Gessen captures, like few other contemporary writers, the cost of modern life. Whether through his own experience, study, or intuitive sympathy, he seems to know that terrible feeling of material deprivation and anxiety, where the cost of commodities is less a subject of academic abstraction than a real constraint on what we can and cannot do. “She needed to make money,” says Andrei of his girlfriend. “Yulia was trapped.” If Andrei’s love for his grandmother is the motor of the book, money is its gasoline. Once it runs out, the motor stops.

That nexus of finance and freedom, of cash and capability, is a central motif of the novel, making its sense of constraint and grim proportion, of money and measure—so evocative of the nineteenth-century novel—a resonant and necessary new key of contemporary fiction.


  1. Ellen September 19, 2018 at 10:37 pm | #

    Ulysses, about a wandering Jew, is a novel in which getting from one place to another in one city—Dublin—is itself both subject and object.

    • Dan Knauss October 12, 2018 at 12:55 pm | #

      The price of a plate of peas — that’s one thing that stands out in my memory of Dubliners.

  2. Joanna Bujes September 19, 2018 at 10:45 pm | #

    Another example of the centrality of money: a movie, “Lorna’s Silence” by the Dardenne brothers.

  3. Lichanos September 20, 2018 at 12:40 am | #

    When I read the scene with the clogged drain, I thought of Winston Smith fixing his neighbor’s, and getting slingshotted by a bratty kid who calls him a thought criminal.

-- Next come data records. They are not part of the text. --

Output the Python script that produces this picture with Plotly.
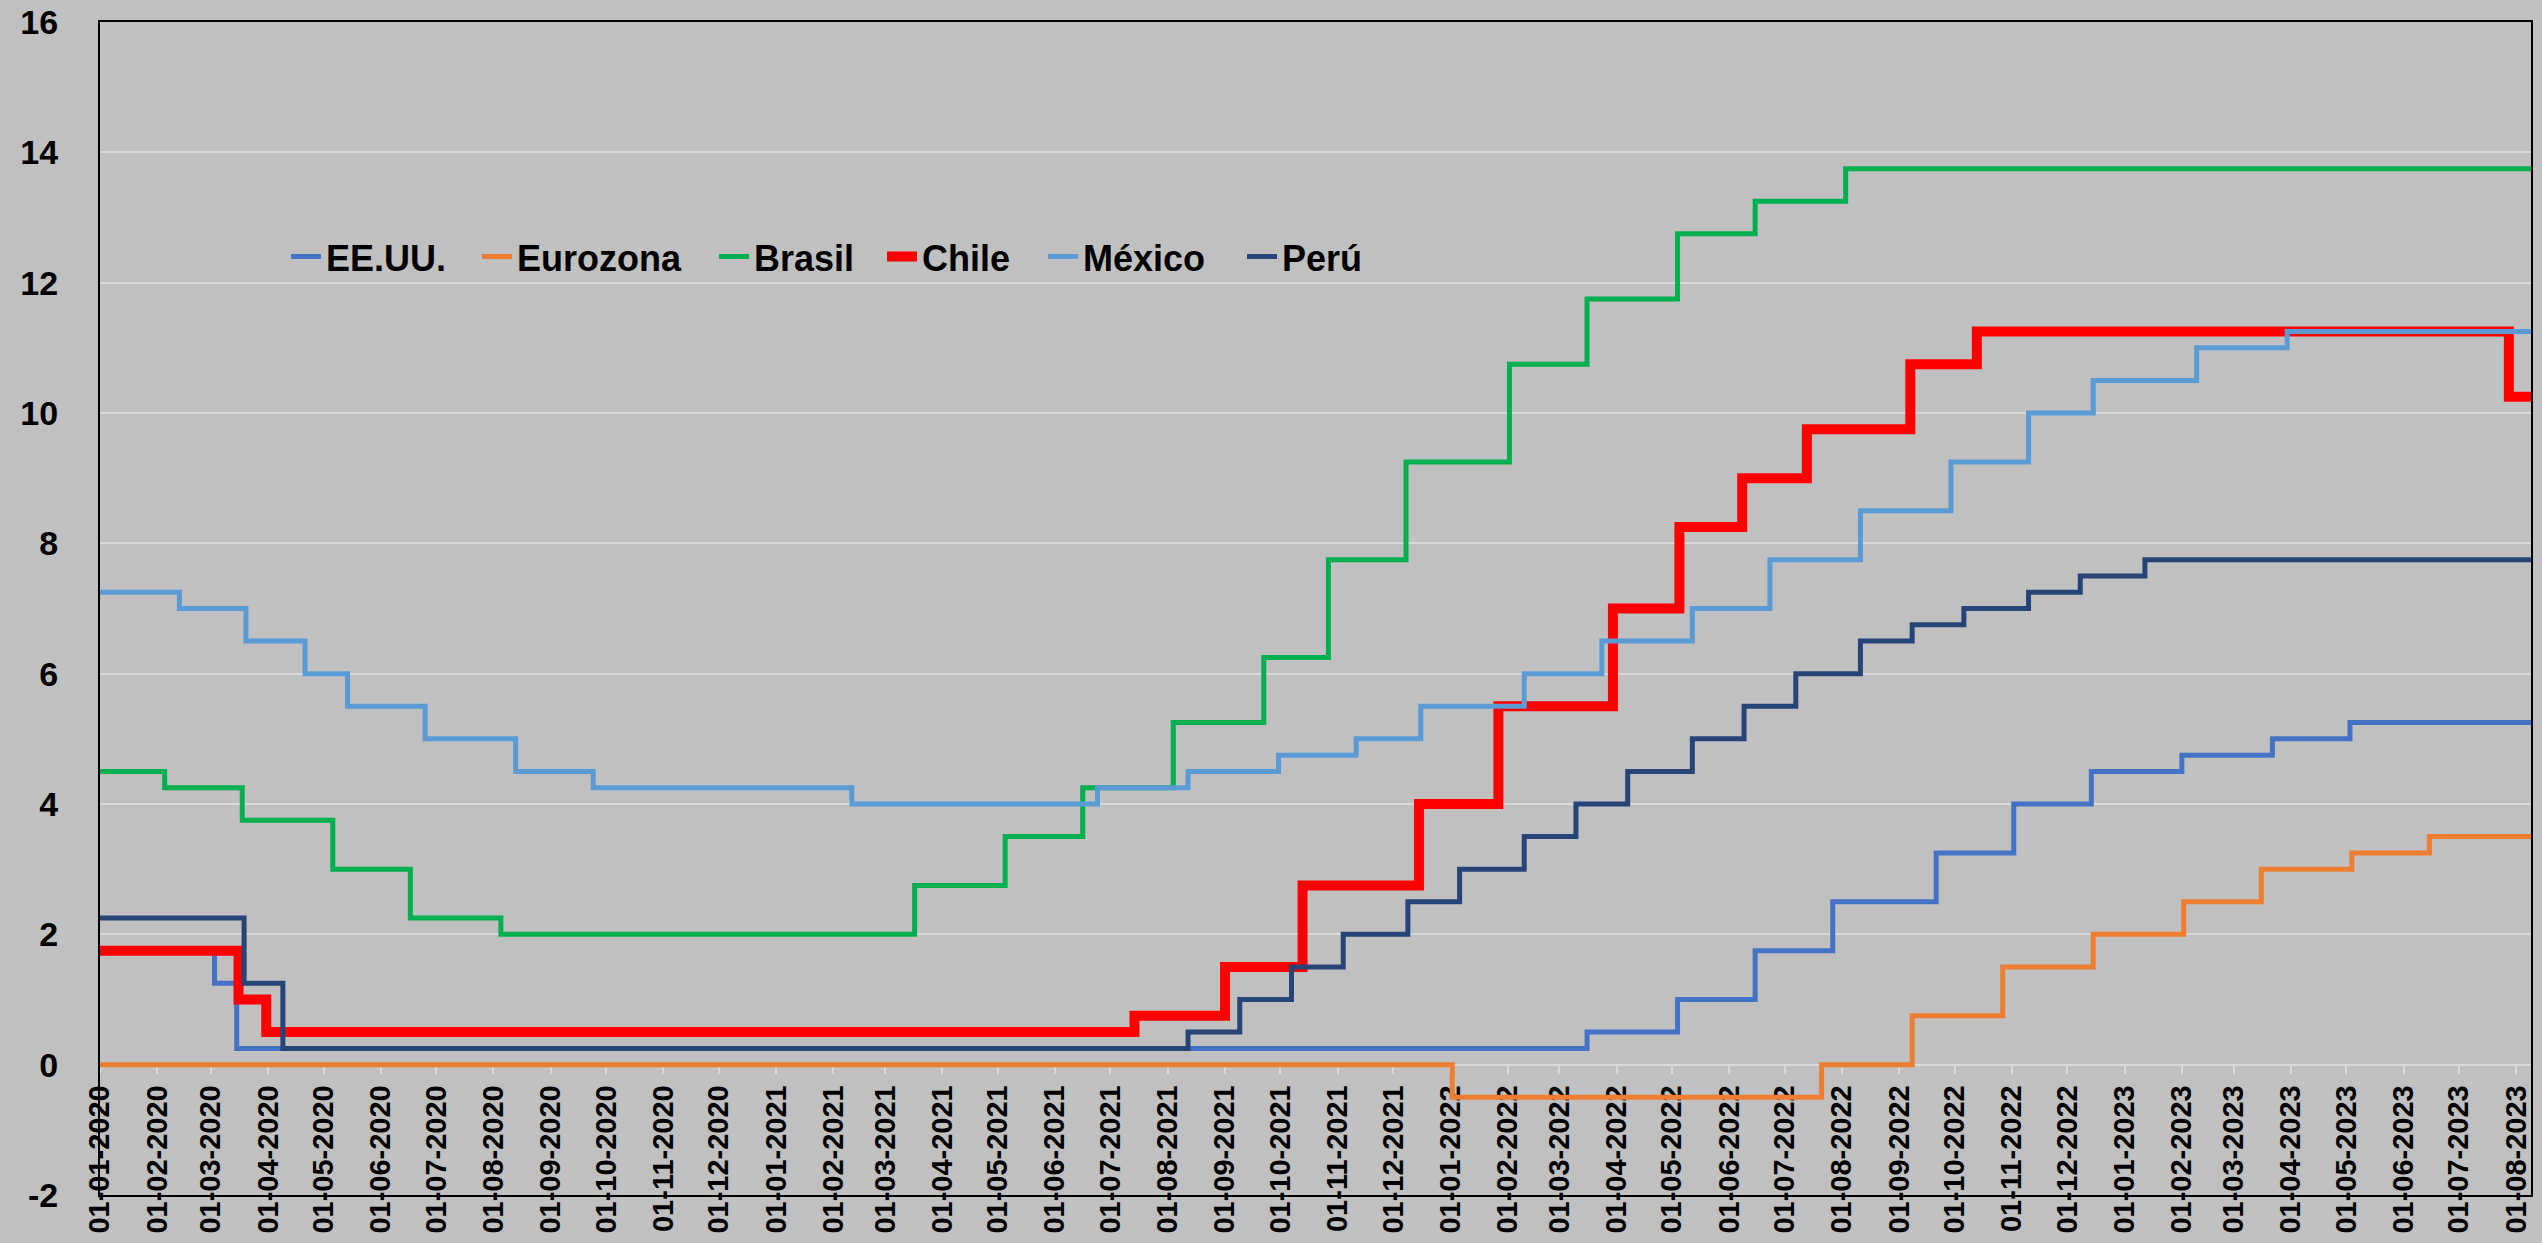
import plotly.graph_objects as go

START = "2020-01-01"
END = "2023-08-09"

us_dates = [START, "2020-03-03", "2020-03-15", "2022-03-16", "2022-05-04", "2022-06-15", "2022-07-27",
            "2022-09-21", "2022-11-02", "2022-12-14", "2023-02-01", "2023-03-22", "2023-05-03", END]
us_vals = [1.75, 1.25, 0.25, 0.5, 1.0, 1.75, 2.5, 3.25, 4.0, 4.5, 4.75, 5.0, 5.25, 5.25]

eu_dates = [START, "2022-01-02", "2022-07-21", "2022-09-08", "2022-10-27", "2022-12-15", "2023-02-02",
            "2023-03-16", "2023-05-04", "2023-06-15", END]
eu_vals = [0.0, -0.5, 0.0, 0.75, 1.5, 2.0, 2.5, 3.0, 3.25, 3.5, 3.5]

br_dates = [START, "2020-02-05", "2020-03-18", "2020-05-06", "2020-06-17", "2020-08-05", "2021-03-17",
            "2021-05-05", "2021-06-16", "2021-08-04", "2021-09-22", "2021-10-27", "2021-12-08",
            "2022-02-02", "2022-03-16", "2022-05-04", "2022-06-15", "2022-08-03", END]
br_vals = [4.5, 4.25, 3.75, 3.0, 2.25, 2.0, 2.75, 3.5, 4.25, 5.25, 6.25, 7.75, 9.25,
           10.75, 11.75, 12.75, 13.25, 13.75, 13.75]

cl_dates = [START, "2020-03-16", "2020-03-31", "2021-07-14", "2021-09-01", "2021-10-13", "2021-12-15",
            "2022-01-27", "2022-03-30", "2022-05-05", "2022-06-08", "2022-07-13", "2022-09-07",
            "2022-10-13", "2023-07-28", END]
cl_vals = [1.75, 1.0, 0.5, 0.75, 1.5, 2.75, 4.0, 5.5, 7.0, 8.25, 9.0, 9.75, 10.75, 11.25, 10.25, 10.25]

mx_dates = [START, "2020-02-13", "2020-03-20", "2020-04-21", "2020-05-14", "2020-06-25", "2020-08-13",
            "2020-09-24", "2021-02-11", "2021-06-24", "2021-08-12", "2021-09-30", "2021-11-11",
            "2021-12-16", "2022-02-10", "2022-03-24", "2022-05-12", "2022-06-23", "2022-08-11",
            "2022-09-29", "2022-11-10", "2022-12-15", "2023-02-09", "2023-03-30", END]
mx_vals = [7.25, 7.0, 6.5, 6.0, 5.5, 5.0, 4.5, 4.25, 4.0, 4.25, 4.5, 4.75, 5.0, 5.5, 6.0, 6.5,
           7.0, 7.75, 8.5, 9.25, 10.0, 10.5, 11.0, 11.25, 11.25]

pe_dates = [START, "2020-03-19", "2020-04-09", "2021-08-12", "2021-09-09", "2021-10-07", "2021-11-04",
            "2021-12-09", "2022-01-06", "2022-02-10", "2022-03-10", "2022-04-07", "2022-05-12",
            "2022-06-09", "2022-07-07", "2022-08-11", "2022-09-08", "2022-10-06", "2022-11-10",
            "2022-12-08", "2023-01-12", END]
pe_vals = [2.25, 1.25, 0.25, 0.5, 1.0, 1.5, 2.0, 2.5, 3.0, 3.5, 4.0, 4.5, 5.0, 5.5, 6.0, 6.5,
           6.75, 7.0, 7.25, 7.5, 7.75, 7.75]

series_names = ["EE.UU.", "Eurozona", "Brasil", "Chile", "México", "Perú"]
series_dates = [us_dates, eu_dates, br_dates, cl_dates, mx_dates, pe_dates]
series_vals = [us_vals, eu_vals, br_vals, cl_vals, mx_vals, pe_vals]
colors = ["#4472C4", "#ED7D31", "#00B050", "#FF0000", "#5B9BD5", "#264478"]
widths = [5, 5, 5, 10, 5, 5]
# legend text start positions (px)
legend_text_px = [326, 517, 754, 922, 1083, 1282]

y_tick_vals = [-2, 0, 2, 4, 6, 8, 10, 12, 14, 16]
y_tick_text = ["-2", "0", "2", "4", "6", "8", "10", "12", "14", "16"]

tick_dates = []
for y in range(2020, 2024):
    for m in range(1, 13):
        if (y, m) <= (2023, 8):
            tick_dates.append(f"{y}-{m:02d}-01")

W, H = 2542, 1243
ML, MR, MT, MB = 100, 11, 22, 48
PW = W - ML - MR

fig = go.Figure()
legend_layouts = {}
for i, (name, d, v, c, w) in enumerate(zip(series_names, series_dates, series_vals, colors, widths)):
    lname = "legend" if i == 0 else f"legend{i + 1}"
    fig.add_trace(go.Scatter(x=d, y=v, name=name, mode="lines", legend=lname,
                             line=dict(color=c, width=w, shape="hv")))
    legend_layouts[lname] = dict(
        orientation="h", x=(legend_text_px[i] - 40 - ML) / PW, y=0.80,
        xanchor="left", yanchor="middle", bgcolor="rgba(0,0,0,0)",
        font=dict(size=36, family="Liberation Sans", weight="bold", color="black"))

BG = "#C0C0C0"
GRID = "#D9D9D9"
fig.update_layout(
    width=W, height=H,
    paper_bgcolor=BG, plot_bgcolor=BG,
    margin=dict(l=ML, r=MR, t=MT, b=MB, autoexpand=False),
    font=dict(family="Liberation Sans", color="black", weight="bold"),
    showlegend=True,
    xaxis=dict(type="date", range=[START, END], showgrid=False, showticklabels=False,
               ticks="", showline=True, linecolor="black", linewidth=2, mirror=True,
               zeroline=False, automargin=False),
    xaxis2=dict(type="date", range=[START, END], overlaying="x", anchor="free",
                position=2 / 18, side="bottom", showgrid=False, tickmode="array",
                tickvals=tick_dates, tickformat="%d-%m-%Y", tickangle=-90,
                ticks="outside", ticklen=8, tickwidth=2, tickcolor=GRID,
                showline=True, linecolor=GRID, linewidth=2, layer="below traces",
                automargin=False,
                tickfont=dict(size=29, family="Liberation Sans", weight="bold", color="black"),
                zeroline=False),
    yaxis=dict(range=[-2, 16], tickmode="array", tickvals=y_tick_vals, ticktext=y_tick_text,
               showgrid=True, gridcolor=GRID, gridwidth=2,
               showline=True, linecolor="black", linewidth=2, mirror=True, zeroline=False,
               ticks="", ticklabelstandoff=33, automargin=False,
               tickfont=dict(size=34, family="Liberation Sans", weight="bold", color="black")),
)
fig.update_layout(**legend_layouts)
fig.add_trace(go.Scatter(x=[START, END], y=[None, None], xaxis="x2", showlegend=False,
                         hoverinfo="skip", mode="lines"))

fig.write_html("out.html",
               config={"displayModeBar": False},
               post_script="document.body.style.margin='0';"
                           "document.body.style.overflow='hidden';"
                           "document.body.style.background='#C0C0C0';")
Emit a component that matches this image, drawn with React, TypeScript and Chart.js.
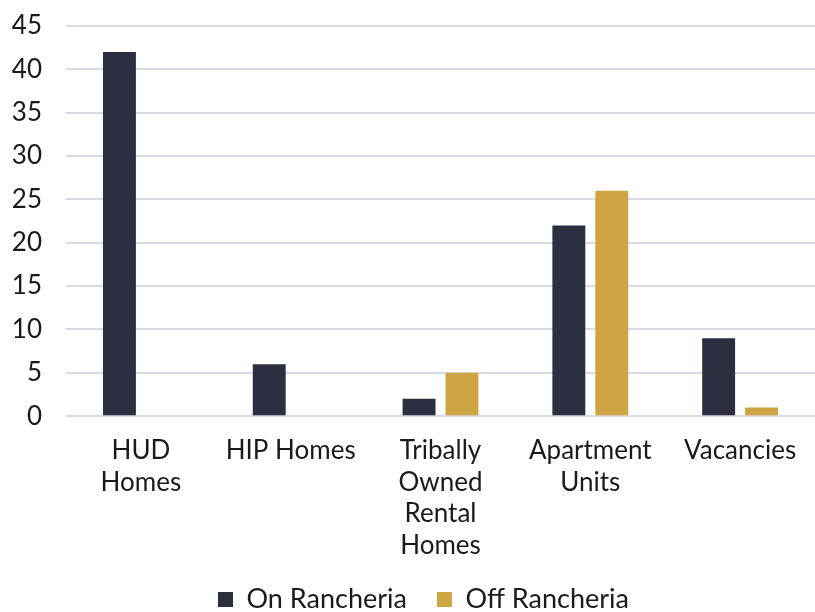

  4. John Haskell September 20, 2018 at 9:31 am | #

    It’s changing, but Moscow is Jane Jacobs with no constraining hand of Robert Moses. Imagine NYC with no freeways in it. Then you’ll understand how there could be a novel just about the difficulties of getting around the city.

  5. Glenn September 21, 2018 at 11:21 am | #

    Money is that which overcomes the separation from property owned (claimed by lawful violence) by another.

    When living at a precarious level of available money, every choice is a choice between which of the many “violences of separation” (a separation that brings into focus that which gives money its immediate value) one can risk enduring on any given day.

    Do I buy a new tire to prevent an accident, or insurance to pay for medical care perhaps needed after an accident caused by a blown tire? Do I not risk driving at all (perhaps to work) and endure the greater precarity that will follow? What other violence of separation will I then be exposed to?

    The beast of burden needs to go to the pasture to get what it has been separated from, what it needs to live. The beast’s owner can fix a cart to the beast so as to take a share of the value of the beast’s labor in its going to the pasture.

    The beast never needed man for millions of years. Now, owned by man, it can’t live without laboring in service of man.

  6. Pam Ozaroff September 24, 2018 at 12:21 pm | #

    Beautifully written analysis.

  7. Glenn October 6, 2018 at 5:29 pm | #

    Just finished reading “A terrible Country” minutes ago.

    It’s a wonderful novel that will bang around in my memory for a long time.

    Thanks for bringing it to my attention.